It’s the revolution of rising expectations again.
Watching Donald Trump last week, I thought of Alexis de Tocqueville, the French political philosopher whose “Democracy in America,” published circa the 1830s, remains the most insightful study of our national character. But it was Tocqueville’s other masterpiece, “The Old Regime and the Revolution” (1856), that came foremost to mind. In it, he outlined what we now call the “revolution of rising expectations” — a concept highly relevant to today’s presidential campaign.
The French Revolution presented a paradox, Tocqueville wrote. Before the revolution, prosperity was on the rise; and yet, it wasn’t enough to prevent the revolution. Why? The answer, Tocqueville argued, was that the first taste of prosperity had whetted people’s appetites for more — and when these raised expectations were not met, there was a furious backlash. Existing ideas and institutions were discredited. There was a power vacuum. Change became chaos.
Something similar is happening now. Our economic and political expectations were raised in the late 1990s — and then they were dashed. The resulting fears and discontents undermined the credibility and prestige of existing leaders and doctrines. There was (and is) an intellectual void that, in many ways, was tailor-made for “outsiders” — think especially Trump and Bernie Sanders — who rejected conventional analyses and offered their own solutions.
To be sure, the United States in 2016 is nowhere near the extreme breakdown of France in 1789. Still, broad parallels exist. Think back a couple of decades to 1996 or 1997. The economy and stock market were booming in what would become the longest economic expansion in U.S. history. The unemployment rate was below 5 percent. Elsewhere, America’s dominance seemed indisputable. In technology, we led in software and personal computers. After the Soviet Union’s collapse, the United States was the sole superpower.
We prepared for a prosperous and placid future. But it was not to be. The stock market bubble burst in early 2000. Then 9/11 exposed our vulnerability to terrorism. The 2008-2009 financial crisis and accompanying Great Recession gave the lie to our presumed control of the business cycle. Both Russia and China emerged as geopolitical rivals and, possibly, military foes.
We had paradise for a fleeting moment — and then it was lost.
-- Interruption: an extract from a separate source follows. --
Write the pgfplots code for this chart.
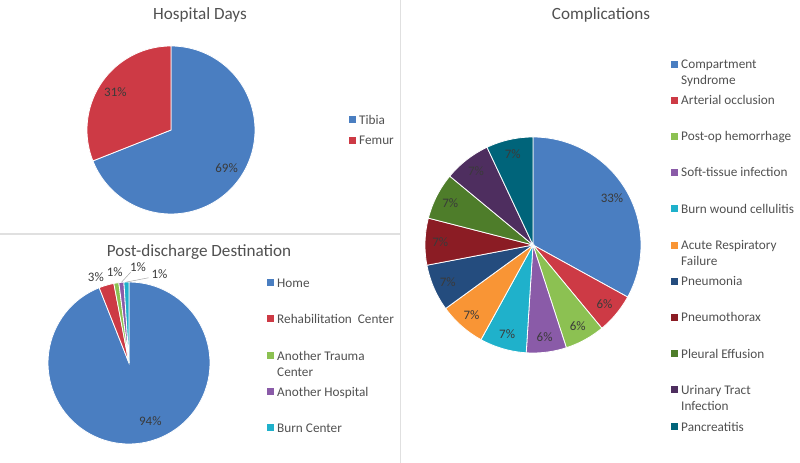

It is the subconscious comparison between the imperfect present and the idealized past (of the late 1990s) that feeds our disappointment. Otherwise, our situation might seem less desperate. After all, the economy has created more than 14 million jobs since the employment low point. What’s missing is the sense of boundless optimism and national superiority that characterized the boom years.
Americans are now said to be “angry” and to demand “change.” This is misleading. In the past two decades, Americans have had more change than they’ve wanted. What they’d really like is to repeal the changes — the economic uncertainties, the physical threats, the geopolitical challenges — and revert to the romanticized world of the late 1990s, when the outlook seemed more tranquil.
Trump has cast himself as our savior who will restore the glory days. Whether he can do this — or rather, whether most Americans believe he can do it — is a central fault line of the campaign. That is the thrust of his “America First” slogan. In his acceptance speech, he sounded at times like Sen. Elizabeth Warren (Mass.), the Democratic left-wing populist.
“Big business, elite media and major donors are lining up behind the campaign of my opponent,” he said, “because they know she will keep our rigged system in place.”
Oh really, retort Democrats. The man will say and do almost anything to win. What he hasn’t said — and probably never will — is that his vision for America is a simplistic fiction. We can’t repeal the economy’s periodic instability, though we may (perhaps) mitigate it; we can’t isolate ourselves from the rest of the world without being exposed to collateral damage; and we can’t borrow ourselves to prosperity.
As long as we cling to these unrealistic ideas — as long as they are benchmarks for our success or failure — the more we condemn ourselves to the revenge of false expectations.